* **What you need to do**
For the entries below, copy exactly the line that contains "Output the Python" through the line that contains "import matplotlib.transforms as mtransforms", both ends included, and exclude all pictures.

◆ ◆ ◆ ◆ ◆

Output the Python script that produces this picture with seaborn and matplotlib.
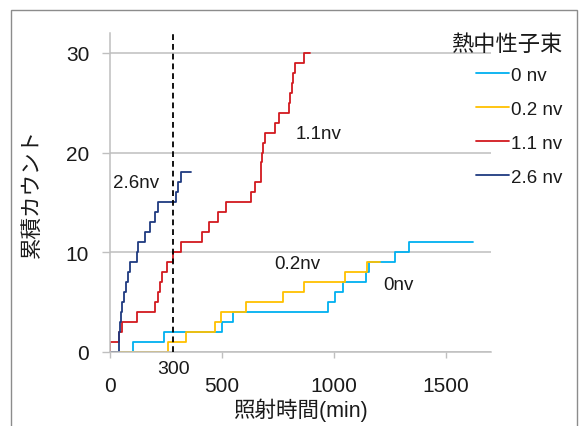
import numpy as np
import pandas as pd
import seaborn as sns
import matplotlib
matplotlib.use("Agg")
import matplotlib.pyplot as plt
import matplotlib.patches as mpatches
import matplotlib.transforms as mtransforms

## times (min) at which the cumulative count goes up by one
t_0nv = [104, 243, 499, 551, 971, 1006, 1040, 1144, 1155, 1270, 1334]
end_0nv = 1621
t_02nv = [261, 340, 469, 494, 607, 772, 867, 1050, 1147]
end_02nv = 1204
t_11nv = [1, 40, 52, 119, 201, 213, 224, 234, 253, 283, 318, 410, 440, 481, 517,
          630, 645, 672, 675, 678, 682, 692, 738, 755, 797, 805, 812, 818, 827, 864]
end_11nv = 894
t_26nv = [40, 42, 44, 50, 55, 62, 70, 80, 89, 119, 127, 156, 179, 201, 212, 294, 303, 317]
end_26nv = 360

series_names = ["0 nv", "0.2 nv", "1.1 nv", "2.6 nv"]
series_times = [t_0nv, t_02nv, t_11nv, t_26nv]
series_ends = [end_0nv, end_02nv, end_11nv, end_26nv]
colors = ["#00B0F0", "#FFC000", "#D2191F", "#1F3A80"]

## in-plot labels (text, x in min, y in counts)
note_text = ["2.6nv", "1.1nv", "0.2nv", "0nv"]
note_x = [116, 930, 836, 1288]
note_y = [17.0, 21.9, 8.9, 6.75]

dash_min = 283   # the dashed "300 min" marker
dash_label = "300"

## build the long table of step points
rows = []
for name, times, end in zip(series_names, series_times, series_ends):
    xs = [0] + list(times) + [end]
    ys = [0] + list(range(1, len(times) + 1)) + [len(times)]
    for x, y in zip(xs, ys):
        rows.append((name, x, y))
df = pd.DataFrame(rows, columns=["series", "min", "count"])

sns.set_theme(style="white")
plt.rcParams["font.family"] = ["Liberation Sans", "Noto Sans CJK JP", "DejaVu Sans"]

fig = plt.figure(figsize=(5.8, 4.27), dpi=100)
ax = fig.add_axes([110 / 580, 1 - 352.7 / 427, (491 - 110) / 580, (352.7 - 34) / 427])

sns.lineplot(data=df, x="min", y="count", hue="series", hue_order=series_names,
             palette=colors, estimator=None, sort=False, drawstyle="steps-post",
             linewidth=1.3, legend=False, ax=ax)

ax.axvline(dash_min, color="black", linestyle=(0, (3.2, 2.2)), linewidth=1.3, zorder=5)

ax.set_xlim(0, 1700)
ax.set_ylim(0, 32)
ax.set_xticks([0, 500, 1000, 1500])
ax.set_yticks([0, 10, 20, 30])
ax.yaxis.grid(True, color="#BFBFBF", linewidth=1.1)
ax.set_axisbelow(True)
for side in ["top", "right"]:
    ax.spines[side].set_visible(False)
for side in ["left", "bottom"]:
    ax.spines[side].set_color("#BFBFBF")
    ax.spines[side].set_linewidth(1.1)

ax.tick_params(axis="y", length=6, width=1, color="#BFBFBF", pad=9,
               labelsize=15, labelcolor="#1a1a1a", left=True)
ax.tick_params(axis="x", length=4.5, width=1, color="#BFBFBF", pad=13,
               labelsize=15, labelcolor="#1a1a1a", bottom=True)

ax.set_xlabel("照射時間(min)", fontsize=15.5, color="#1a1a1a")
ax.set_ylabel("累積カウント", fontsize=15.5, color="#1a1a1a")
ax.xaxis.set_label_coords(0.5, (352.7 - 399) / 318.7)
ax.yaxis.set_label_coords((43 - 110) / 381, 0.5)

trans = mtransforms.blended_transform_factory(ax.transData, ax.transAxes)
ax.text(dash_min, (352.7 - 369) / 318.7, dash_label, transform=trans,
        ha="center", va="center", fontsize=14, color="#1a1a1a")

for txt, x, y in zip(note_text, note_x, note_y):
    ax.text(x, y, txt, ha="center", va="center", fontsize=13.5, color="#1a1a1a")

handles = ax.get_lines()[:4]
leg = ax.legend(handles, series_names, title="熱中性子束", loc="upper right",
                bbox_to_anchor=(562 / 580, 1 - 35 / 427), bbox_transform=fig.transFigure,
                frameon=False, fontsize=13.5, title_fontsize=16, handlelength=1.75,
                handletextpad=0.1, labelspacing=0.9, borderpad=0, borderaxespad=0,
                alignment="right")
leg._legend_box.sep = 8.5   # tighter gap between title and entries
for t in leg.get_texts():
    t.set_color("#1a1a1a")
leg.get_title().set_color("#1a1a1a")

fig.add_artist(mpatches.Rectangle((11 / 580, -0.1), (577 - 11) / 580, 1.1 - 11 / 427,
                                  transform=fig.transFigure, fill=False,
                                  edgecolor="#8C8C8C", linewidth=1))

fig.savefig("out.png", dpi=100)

◆ ◆ ◆ ◆ ◆

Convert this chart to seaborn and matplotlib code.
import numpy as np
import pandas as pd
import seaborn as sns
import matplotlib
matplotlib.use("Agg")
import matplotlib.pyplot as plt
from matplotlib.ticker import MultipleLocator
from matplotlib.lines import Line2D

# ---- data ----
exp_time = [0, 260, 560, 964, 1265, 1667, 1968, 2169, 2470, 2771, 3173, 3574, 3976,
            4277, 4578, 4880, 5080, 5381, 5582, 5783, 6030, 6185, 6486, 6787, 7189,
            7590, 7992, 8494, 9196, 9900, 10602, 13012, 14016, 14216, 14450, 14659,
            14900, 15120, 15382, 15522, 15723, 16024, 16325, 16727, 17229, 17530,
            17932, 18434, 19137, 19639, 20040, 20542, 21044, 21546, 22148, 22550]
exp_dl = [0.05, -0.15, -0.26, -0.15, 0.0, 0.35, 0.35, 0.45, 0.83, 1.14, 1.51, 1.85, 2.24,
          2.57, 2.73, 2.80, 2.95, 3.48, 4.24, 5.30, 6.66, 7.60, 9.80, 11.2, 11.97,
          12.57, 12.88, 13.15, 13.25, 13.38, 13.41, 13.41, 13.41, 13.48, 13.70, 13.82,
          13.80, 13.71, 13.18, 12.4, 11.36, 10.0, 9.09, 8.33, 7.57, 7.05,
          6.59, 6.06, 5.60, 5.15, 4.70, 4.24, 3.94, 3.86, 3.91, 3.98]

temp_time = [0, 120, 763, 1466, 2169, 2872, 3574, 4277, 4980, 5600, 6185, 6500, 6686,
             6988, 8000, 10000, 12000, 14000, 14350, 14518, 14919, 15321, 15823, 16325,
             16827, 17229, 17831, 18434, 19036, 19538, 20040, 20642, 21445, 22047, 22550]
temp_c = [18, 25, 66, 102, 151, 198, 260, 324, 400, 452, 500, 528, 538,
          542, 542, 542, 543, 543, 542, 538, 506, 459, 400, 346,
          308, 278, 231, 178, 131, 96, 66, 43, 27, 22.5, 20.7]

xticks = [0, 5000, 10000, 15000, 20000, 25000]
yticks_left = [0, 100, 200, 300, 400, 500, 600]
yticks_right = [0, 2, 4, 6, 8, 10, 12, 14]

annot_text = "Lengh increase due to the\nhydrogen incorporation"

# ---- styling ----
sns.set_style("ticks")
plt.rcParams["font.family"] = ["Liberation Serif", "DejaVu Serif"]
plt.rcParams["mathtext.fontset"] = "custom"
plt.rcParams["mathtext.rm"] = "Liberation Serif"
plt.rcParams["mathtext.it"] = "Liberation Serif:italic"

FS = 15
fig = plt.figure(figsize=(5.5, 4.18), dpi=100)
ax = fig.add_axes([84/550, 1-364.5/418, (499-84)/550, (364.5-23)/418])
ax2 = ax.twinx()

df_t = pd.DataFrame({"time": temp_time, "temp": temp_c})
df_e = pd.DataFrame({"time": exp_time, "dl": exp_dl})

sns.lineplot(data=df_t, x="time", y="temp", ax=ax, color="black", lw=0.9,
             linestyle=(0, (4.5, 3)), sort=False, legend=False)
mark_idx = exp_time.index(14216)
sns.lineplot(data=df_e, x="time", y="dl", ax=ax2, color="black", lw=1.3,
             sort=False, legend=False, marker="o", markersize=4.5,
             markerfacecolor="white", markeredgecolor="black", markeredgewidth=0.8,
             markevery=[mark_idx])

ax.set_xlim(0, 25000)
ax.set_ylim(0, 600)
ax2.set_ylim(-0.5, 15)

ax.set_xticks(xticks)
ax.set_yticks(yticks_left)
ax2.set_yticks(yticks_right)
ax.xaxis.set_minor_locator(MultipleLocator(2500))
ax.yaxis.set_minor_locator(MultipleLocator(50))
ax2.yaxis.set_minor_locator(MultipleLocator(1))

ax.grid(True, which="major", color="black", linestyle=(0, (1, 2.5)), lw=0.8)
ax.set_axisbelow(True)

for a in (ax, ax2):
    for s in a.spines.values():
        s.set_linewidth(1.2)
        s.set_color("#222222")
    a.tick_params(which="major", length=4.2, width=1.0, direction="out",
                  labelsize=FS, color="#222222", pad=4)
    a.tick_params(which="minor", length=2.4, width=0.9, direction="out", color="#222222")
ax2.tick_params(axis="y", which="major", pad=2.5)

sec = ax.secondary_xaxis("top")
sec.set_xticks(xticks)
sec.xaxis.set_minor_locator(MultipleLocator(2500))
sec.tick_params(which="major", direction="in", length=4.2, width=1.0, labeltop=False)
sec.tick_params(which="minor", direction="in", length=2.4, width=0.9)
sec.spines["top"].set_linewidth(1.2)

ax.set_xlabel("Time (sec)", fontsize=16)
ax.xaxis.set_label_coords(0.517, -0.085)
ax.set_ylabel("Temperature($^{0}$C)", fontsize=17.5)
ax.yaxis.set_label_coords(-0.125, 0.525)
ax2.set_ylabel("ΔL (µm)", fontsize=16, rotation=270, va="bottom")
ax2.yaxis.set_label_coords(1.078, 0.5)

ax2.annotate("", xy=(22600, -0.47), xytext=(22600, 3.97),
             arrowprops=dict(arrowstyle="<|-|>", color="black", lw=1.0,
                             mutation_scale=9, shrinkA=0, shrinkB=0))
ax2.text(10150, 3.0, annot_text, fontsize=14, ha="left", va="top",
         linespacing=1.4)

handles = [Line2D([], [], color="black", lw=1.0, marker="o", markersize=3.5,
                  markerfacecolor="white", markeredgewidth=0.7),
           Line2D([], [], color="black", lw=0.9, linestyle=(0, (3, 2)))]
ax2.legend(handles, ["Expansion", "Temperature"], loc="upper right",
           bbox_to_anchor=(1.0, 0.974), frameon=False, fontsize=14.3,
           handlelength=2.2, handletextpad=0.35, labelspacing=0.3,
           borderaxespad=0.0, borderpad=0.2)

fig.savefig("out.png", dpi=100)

◆ ◆ ◆ ◆ ◆

* **Task solution**
Output the Python script that produces this picture with seaborn and matplotlib.
import numpy as np
import pandas as pd
import seaborn as sns
import matplotlib
matplotlib.use("Agg")
import matplotlib.pyplot as plt
import matplotlib.patches as mpatches
import matplotlib.transforms as mtransforms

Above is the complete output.